Propozycja jest na częstotliwość co 12 minut ? W stronę centrum, w godzinach rannych jest największa kumulacja i bywa na obecną częstotliwość dość ciasno. Po południu, na prawobrzeże powrót bardziej się rozkłada w czasie. Więc z Placu Rodła, co 3 minuty autobus pośpieszny pewnie by wystarczył.

-- Tatry: Solo na >> 4, 9 W składach na >> 12
Ponieważ dyskusja w kwestii cen biletów linii pospiesznych rozwinęła się na dobre już nie pierwszy raz, chciałem zaproponować mój punkt widzenia w kwestii rozwiązania tego problemu. Otóż w związku ze zbliżającymi się zmianami dotyczącymi przede wszystkim wzrostu cen biletów KM oraz skierowaniu linii 2 na Basen Górniczy może dojść do spadku popularności linii pospiesznych A, B, C, Cbis i D oraz przepełnienia linii tramwajowej nr 2. Kolejną kwestią jest poruszany już wielokrotnie temat zbyt wysokich cen biletów na linie pospieszne. Dlatego moja propozycja jest taka, aby dążyć do tego by stosunek cen biletów zwykłe:pospieszne kształtował się nie jak to ma miejsce obecnie 100%:200%, ale np. 100%:160% lub 100%:150%. Dlatego korzystnie byłoby wprowadzić zmiany w komunikacji miejskiej hurtem czyli jednocześnie: wprowadzić zmiany w trasach linii tramwajowych, wprowadzić zmiany w strukturze taboru mającej na celu dostosowanie wielkości wagonów do wielkości potoków pasażerskich (również wprowadzenie pozostałych Tatr do ruchu i wycofanie ostatnich 102Na), zmienić ceny biletów. Być może zabrzmi to jak herezja, ale myślę, że należałoby dać pasażerom coś w zamian za podniesienie cen biletów, a moim pomysłem byłaby obniżka cen biletów na linie pospieszne wprowadzona wraz ze wzrostem cen biletów na linie zwykłe.
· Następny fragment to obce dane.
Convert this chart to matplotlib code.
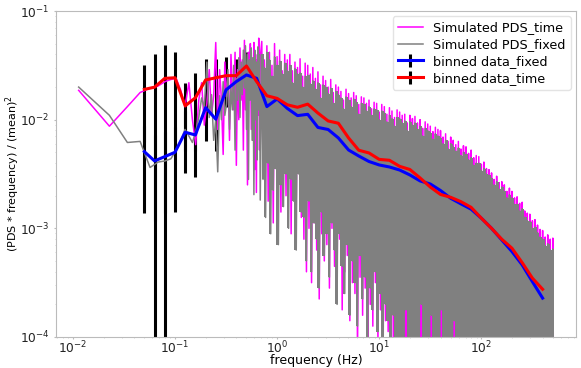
import numpy as np
import matplotlib
matplotlib.use("Agg")
import matplotlib.pyplot as plt

# ---------------- data ----------------
DF = 0.0114  # frequency resolution of the periodogram (Hz)

# resolved low-frequency periodogram points, n = 1..60 (log10 of PDS*f/mean^2)
time_low_log = [-1.73, -2.06, -1.88, -1.75, -1.71, -1.69, -1.65, -1.63, -1.62, -1.73,
                -1.88, -1.66, -2.00, -2.23, -1.82, -1.66, -2.05, -1.85, -1.54, -1.96,
                -1.78, -1.29, -2.09, -1.54, -1.82, -2.32, -1.47, -1.79, -1.59, -2.19,
                -1.40, -1.75, -1.91, -1.38, -2.42, -1.54, -2.00, -1.34, -1.82, -1.45,
                -2.28, -1.27, -1.91, -1.51, -2.60, -1.38, -1.77, -1.30, -2.09, -1.45,
                -1.86, -1.29, -2.46, -1.40, -2.67, -1.45, -1.96, -1.25, -2.28, -1.43]
fixed_low_log = [-1.70, -1.96, -2.21, -2.20, -2.44, -2.39, -2.38, -2.36, -2.28, -2.19,
                 -2.09, -2.15, -2.21, -2.11, -1.98, -1.80, -1.89, -1.47, -1.98, -1.77,
                 -2.19, -2.00, -2.48, -1.78, -2.00, -1.65, -1.96, -1.86, -1.54, -2.09,
                 -1.71, -1.91, -1.50, -2.28, -1.62, -1.82, -1.43, -1.98, -1.47, -1.77,
                 -1.36, -1.71, -1.32, -2.09, -1.40, -2.55, -1.45, -1.82, -1.34, -2.19,
                 -1.43, -2.69, -1.36, -2.00, -1.47, -2.37, -1.33, -1.91, -1.40, -2.74]

# dense part (f > 0.7 Hz): per log-frequency column, highest and lowest value (log10)
DENSE_LOGF0 = -0.15
DENSE_DLOGF = 0.025
fixed_hi = [-1.40, -1.52, -1.38, -1.45, -1.60, -1.42, -1.50, -1.46, -1.58, -1.48,
            -1.55, -1.50, -1.66, -1.53, -1.58, -1.57, -1.70, -1.60, -1.59, -1.67,
            -1.64, -1.72, -1.66, -1.80, -1.68, -1.70, -1.76, -1.71, -1.85, -1.74,
            -1.77, -1.80, -1.90, -1.79, -1.82, -1.88, -1.81, -1.84, -1.95, -1.85,
            -1.86, -1.92, -1.88, -1.96, -1.90, -1.91, -2.00, -1.92, -1.94, -2.02,
            -1.96, -1.99, -2.06, -1.98, -1.99, -2.03, -2.01, -2.10, -2.02, -2.05,
            -2.03, -2.09, -2.06, -2.15, -2.08, -2.10, -2.12, -2.18, -2.13, -2.15,
            -2.17, -2.22, -2.19, -2.27, -2.22, -2.25, -2.29, -2.26, -2.33, -2.30,
            -2.32, -2.37, -2.35, -2.42, -2.40, -2.40, -2.47, -2.45, -2.50, -2.51,
            -2.54, -2.60, -2.57, -2.64, -2.62, -2.66, -2.72, -2.69, -2.72, -2.78,
            -2.78, -2.84, -2.82, -2.90, -2.93, -2.94, -3.00, -2.99, -3.04, -3.08,
            -3.10, -3.16, -3.14, -3.20, -3.19]
fixed_lo = [-2.55, -2.90, -2.40, -3.05, -2.65, -2.45, -3.15, -2.60, -2.80, -2.50,
            -3.00, -2.55, -2.75, -3.20, -2.50, -2.85, -2.90, -3.30, -2.75, -3.40,
            -2.95, -3.10, -3.55, -2.85, -3.25, -3.05, -3.45, -2.95, -3.20, -3.70,
            -3.05, -3.35, -3.60, -3.15, -3.80, -3.30, -3.50, -3.90, -3.25, -3.65,
            -3.45, -4.10, -3.55, -3.75, -3.40, -3.95, -3.60, -4.20, -3.70, -3.85,
            -4.40, -3.80, -5.5, -6.0, -5.2, -6.0, -3.75, -5.8, -6.0, -5.4,
            -6.0, -5.6, -3.70, -6.0, -5.3, -6.0, -3.80, -5.7, -6.0, -5.5,
            -3.75, -6.0, -5.4, -6.0, -5.8, -3.85, -6.0, -5.5, -6.0, -5.2,
            -6.0, -5.7, -6.0, -5.4, -6.0, -5.6, -6.0, -5.3, -6.0, -5.8,
            -6.0, -5.5, -6.0, -5.7, -6.0, -5.2, -6.0, -5.6, -6.0, -5.4,
            -6.0, -5.8, -6.0, -5.5, -6.0, -5.3, -6.0, -5.7, -6.0, -5.6,
            -6.0, -5.4, -6.0, -5.5, -6.0]
time_hi = [-1.28, -1.45, -1.32, -1.38, -1.50, -1.30, -1.42, -1.36, -1.55, -1.40,
           -1.45, -1.40, -1.55, -1.47, -1.52, -1.44, -1.60, -1.48, -1.50, -1.58,
           -1.52, -1.62, -1.56, -1.68, -1.60, -1.64, -1.70, -1.63, -1.75, -1.68,
           -1.70, -1.74, -1.82, -1.72, -1.76, -1.80, -1.75, -1.78, -1.86, -1.79,
           -1.80, -1.85, -1.82, -1.90, -1.84, -1.85, -1.93, -1.86, -1.88, -1.95,
           -1.89, -1.92, -1.98, -1.91, -1.93, -1.96, -1.95, -2.03, -1.96, -1.99,
           -1.97, -2.03, -2.00, -2.08, -2.02, -2.04, -2.06, -2.11, -2.07, -2.09,
           -2.10, -2.16, -2.13, -2.20, -2.16, -2.19, -2.23, -2.20, -2.27, -2.24,
           -2.25, -2.31, -2.28, -2.35, -2.33, -2.34, -2.41, -2.39, -2.45, -2.46,
           -2.49, -2.55, -2.52, -2.58, -2.57, -2.60, -2.66, -2.63, -2.66, -2.72,
           -2.71, -2.77, -2.76, -2.84, -2.86, -2.87, -2.93, -2.92, -2.97, -3.01,
           -3.02, -3.08, -3.06, -3.10, -3.09]
time_lo = [-2.50, -2.20, -2.75, -2.40, -2.95, -2.30, -2.60, -2.85, -2.35, -2.70,
           -2.45, -3.05, -2.55, -2.80, -2.40, -2.90, -3.10, -3.40, -3.00, -3.50,
           -2.95, -3.20, -3.65, -3.05, -3.30, -3.15, -3.55, -3.00, -3.35, -3.45,
           -3.10, -3.75, -3.40, -3.25, -3.85, -3.50, -3.60, -4.20, -3.45, -3.80,
           -3.55, -4.30, -3.70, -3.90, -3.50, -4.10, -3.75, -4.40, -3.85, -3.95,
           -4.50, -4.00, -5.6, -6.0, -5.3, -6.0, -5.5, -6.0, -5.8, -6.0,
           -5.4, -6.0, -5.7, -6.0, -5.2, -6.0, -5.6, -6.0, -5.5, -6.0,
           -5.8, -6.0, -5.3, -6.0, -5.7, -6.0, -5.4, -6.0, -5.6, -6.0,
           -5.5, -6.0, -5.8, -6.0, -5.2, -6.0, -5.7, -6.0, -5.4, -6.0,
           -5.6, -6.0, -5.3, -6.0, -5.5, -6.0, -5.8, -6.0, -5.4, -6.0,
           -5.7, -6.0, -5.5, -6.0, -5.2, -6.0, -5.6, -6.0, -5.4, -6.0,
           -5.8, -6.0, -5.5, -6.0, -5.7]

# binned data (log-spaced bins)
bin_logf = [-1.3, -1.2, -1.1, -1.0, -0.9, -0.8, -0.7, -0.6, -0.5, -0.4,
            -0.3, -0.2, -0.1, 0.0, 0.1, 0.2, 0.3, 0.4, 0.5, 0.6,
            0.7, 0.8, 0.9, 1.0, 1.1, 1.2, 1.3, 1.4, 1.5, 1.6,
            1.7, 1.8, 1.9, 2.0, 2.1, 2.2, 2.3, 2.4, 2.5, 2.6]
binned_time = [0.0190, 0.0199, 0.0240, 0.0243, 0.0134, 0.0159, 0.0232, 0.0243, 0.0254, 0.0254,
               0.0312, 0.0224, 0.0166, 0.0157, 0.0137, 0.0130, 0.0139, 0.0115, 0.00973, 0.00927,
               0.00679, 0.00523, 0.00494, 0.00431, 0.00423, 0.00372, 0.00348, 0.00291, 0.00240, 0.00205,
               0.00193, 0.00176, 0.00156, 0.00124, 0.00100, 0.000794, 0.000656, 0.000483, 0.000348, 0.000275]
binned_time_err = [0.0128, 0.0201, 0.0245, 0.0179, 0.0083, 0.0108, 0.0128, 0.0120, 0.0124, 0.0107,
                   0.0108, 0.0074, 0.0050, 0.0042, 0.0034, 0.0029, 0.0028, 0.0021, 0.0016, 0.0013,
                   0.00088, 0.00058, 0.00049, 0.00039, 0.00034, 0.00026, 0.00023, 0.00017, 0.00012, 0.000094,
                   0.000079, 0.000063, 0.000050, 0.000036, 0.000026, 0.000018, 0.000014, 0.0000092, 0.0000059, 0.0000041]
binned_fixed = [0.00508, 0.00417, 0.00457, 0.00501, 0.00766, 0.00723, 0.0129, 0.0101, 0.0188, 0.0224,
                0.0258, 0.0240, 0.0132, 0.0155, 0.0127, 0.0109, 0.0112, 0.00848, 0.00812, 0.00679,
                0.00526, 0.00463, 0.00412, 0.00383, 0.00367, 0.00344, 0.00310, 0.00273, 0.00256, 0.00223,
                0.00189, 0.00168, 0.00150, 0.00124, 0.00100, 0.000782, 0.000611, 0.000461, 0.000323, 0.000228]
binned_fixed_err = [0.0037, 0.0030, 0.0032, 0.0036, 0.00445, 0.00428, 0.0066, 0.0050, 0.0055, 0.0070,
                    0.0050, 0.0070, 0.0035, 0.0038, 0.0030, 0.0024, 0.0022, 0.0015, 0.0013, 0.00095,
                    0.00068, 0.00051, 0.00041, 0.00034, 0.00029, 0.00024, 0.00020, 0.00016, 0.00013, 0.00010,
                    0.000077, 0.000060, 0.000048, 0.000036, 0.000026, 0.000018, 0.000013, 0.0000088, 0.0000055, 0.0000034]

# ---------------- build series ----------------
n_low = np.arange(1, len(time_low_log) + 1)
f_low = n_low * DF
col_logf = DENSE_LOGF0 + DENSE_DLOGF * np.arange(len(fixed_hi))


def zigzag(hi, lo):
    lf = np.empty(2 * len(hi))
    lv = np.empty(2 * len(hi))
    lf[0::2] = col_logf
    lf[1::2] = col_logf + DENSE_DLOGF / 2
    lv[0::2] = hi
    lv[1::2] = lo
    return 10 ** lf, 10 ** lv


zf_t, zv_t = zigzag(time_hi, time_lo)
zf_f, zv_f = zigzag(fixed_hi, fixed_lo)
f_time = np.concatenate([f_low, zf_t])
p_time = np.concatenate([10 ** np.array(time_low_log), zv_t])
f_fixed = np.concatenate([f_low, zf_f])
p_fixed = np.concatenate([10 ** np.array(fixed_low_log), zv_f])
bin_freq = 10 ** np.array(bin_logf)
col_f = 10 ** (col_logf + DENSE_DLOGF / 4)

# ---------------- plot ----------------
fig = plt.figure(figsize=(5.81, 3.68), dpi=100)
ax = fig.add_axes([56 / 581, 1 - 337 / 368, 520 / 581, 326 / 368])
ax.set_xscale('log')
ax.set_yscale('log')

ax.plot(f_time, p_time, color='#ff00ff', lw=1.1, label='Simulated PDS_time', zorder=2)
ax.fill_between(col_f, 10 ** np.array(fixed_lo), 10 ** np.array(fixed_hi), step='mid',
                color='#808080', lw=0, zorder=2.05)
ax.plot(f_fixed, p_fixed, color='#808080', lw=1.1, label='Simulated PDS_fixed', zorder=2.1)
eb_b = ax.errorbar(bin_freq, binned_fixed, yerr=binned_fixed_err, color='#0000ff', ecolor='black',
                   elinewidth=2.2, lw=2.2, label='binned data_fixed', zorder=3)
eb_r = ax.errorbar(bin_freq, binned_time, yerr=binned_time_err, color='#ff0000', ecolor='black',
                   elinewidth=2.2, lw=2.2, label='binned data_time', zorder=3.2)
for eb in (eb_b, eb_r):
    for coll in eb.lines[2]:
        coll.set_zorder(1.5)

ax.set_xlim(10 ** -2.165, 10 ** 2.927)
ax.set_ylim(1e-4, 1e-1)

for sp in ax.spines.values():
    sp.set_color('#bbbbbb')
ax.tick_params(axis='both', which='major', length=1.5, pad=0.3, colors='#bbbbbb',
               labelcolor='#222222', labelsize=8.8)
ax.tick_params(axis='y', which='major', pad=3)
ax.tick_params(axis='both', which='minor', length=1.0, colors='#cccccc')

ax.set_xlabel('frequency (Hz)', fontsize=9)
ax.xaxis.set_label_coords(0.5, -0.053)
ax.xaxis.label.set_va('top')
ax.set_ylabel('(PDS * frequency) / (mean)$^2$', fontsize=8)
ax.yaxis.set_label_coords(-0.066, 0.5)

leg = ax.legend(loc='upper right', fontsize=9.2, framealpha=0.8, edgecolor='#dddddd',
                labelspacing=0.3, borderaxespad=0.4)

fig.savefig('out.png', dpi=100)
Ma to o tyle duże znaczenie, że z wprowadzeniem linii zwykłej bezpośredniej (2) na trasie Basen Górniczy - Plac Rodła linie pospieszne mogłyby stracić na popularności, dlatego myślę, że wprowadzenie niższej niż obecnie ceny za bilety na linie pospieszne byłoby rozsądnym kompromisem między stanem obecnym, a zrównaniem ich do poziomu cen za korzystanie z linii zwykłych. Nie chcę tutaj podawać konkretnych przykładów cenowych, gdyż wymagałoby to znajomości większej lości danych i dokładniejszych obliczeń. Co sądzicie o mojej koncepcji?

-- Umiejętność cyfrowej obróbki zdjęć polega na zachowaniu rozsądnego kompromisu między rozmyciem, a aliasingiem.

Technik serwisu :)

wysłane przez wolvo1565 24

Ja to był nie dawał 61 , 61BIS i 81 do Placu Szyrockiego , a 75 do Placu Kościuszki . Ja to bym zrobił tak : 61 Podjuchy Pętla - Brama Portowa ( były końcowy dla zastępczej linii 808 ) . 61BIS Południowa - Wyszyńskiego ( od przystanku Wyszyńskiego przez Nabrzeże Wieleckie końcowy na nawrocie PKS z Most Długiego ) . 75 Krzekowo - Brama Portowa ( były końcowy dla zastępczej linii 808 ) . 81 ( Kołbaskowo ) - Przecław - Dworzec Główny PKP . I dodatkowo linię 76 bym tak zrobił : Niektóre kursy do nabrzeże Ewa . Resztę kursów bym zrobił do Heyki .

wysłane przez MQ ?

Na szczęście nie Ty o tym decydujesz. I nie spodziewaj się rewolucji w tych liniach.